Merger could create one of the biggest internet companies in Asia. Both parties have considerable cryptocurrency and blockchain interests. Crypto investor: A big, powerful crypto player could emerge.

Source: iStock/ngkaki

Japanese cryptocurrency enthusiasts are watching business developments with interest after Softbank, the financial group that owns over 48% of Yahoo Japan, admitted that it was in talks with the operator of the Line chat app over a potential merger.

Line has recently launched its Bitmax cryptocurrency exchange in Japan, and operates exchanges and blockchain business operations in a number of other Asian countries. The company claims it has 81 million monthly active users on its chat app, which features a Bitmax interface.

Yahoo Japan, meanwhile, is one of the biggest backers of rival exchange TaoTao, which launched in May this year.

Takumi Yuzawa, a Tokyo-based cryptocurrency investor and business owner, told, “Undoubtedly the merger is going to have a very big impact on the cryptocurrency scene here in Japan.”

And Yuzawa remarked,

“Let’s imagine that these companies end merging their cryptocurrency operations. In that case, we are either going to end up with one very big and powerful crypto player – or one of those companies might end up exiting the market, meaning we lose a player.”

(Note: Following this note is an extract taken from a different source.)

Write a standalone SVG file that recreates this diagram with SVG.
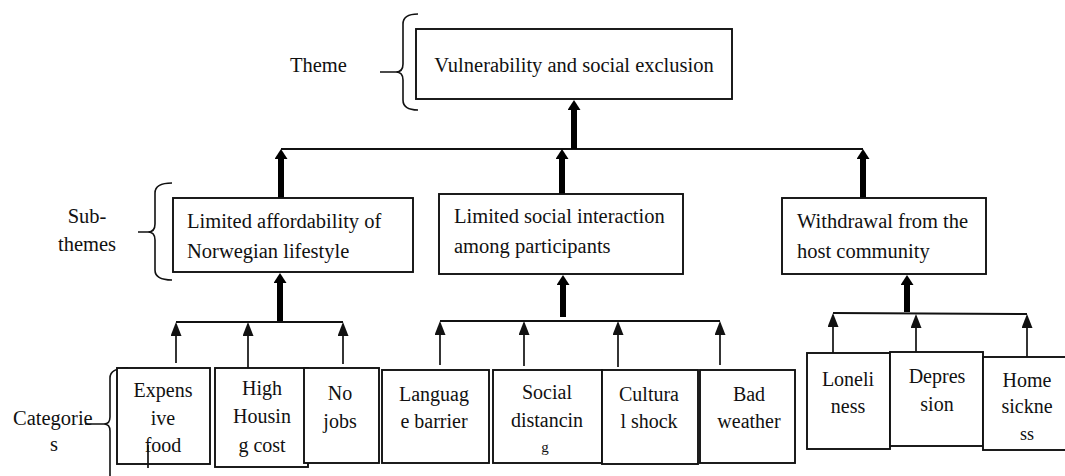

Neither company has yet spoken about possibly cryptocurrency plans after the merger. However, talks are almost certainly ongoing regarding crypto business plans, after Nikkei claimed the parties had “entered the final stages” of negotiations.

Yahoo Japan is officially owned by Z Holdings, but Softbank holds a controlling stake in the company. The Yahoo Japan search engine and related apps have some 48 million monthly active users.

Line, meanwhile, is the brainchild of South Korean internet giant Naver, the country’s equivalent to Google.

Per Jiji, one merger option currently on the table is creating a 50-50 joint-owned company, which would result in the company operating two Financial Services Agency-licensed crypto exchanges.

In a scathing critique, Bloomberg writer Tim Culpan opined that Line has been “marching toward irrelevance since its dual Tokyo and New York initial public offerings three years ago,” and said the company’s move into the world of cryptocurrency was a sign of “desperation.”

Both companies have also developed extensive e-pay business operations, with Line’s Line Pay and Yahoo Japan’s PayPay already rolled out across the country. The latter has also been integrated with Ripple’s MoneyTap app, while Line Pay has been working with Visa on blockchain-powered cross-border payments and “alternative currency” transaction solutions.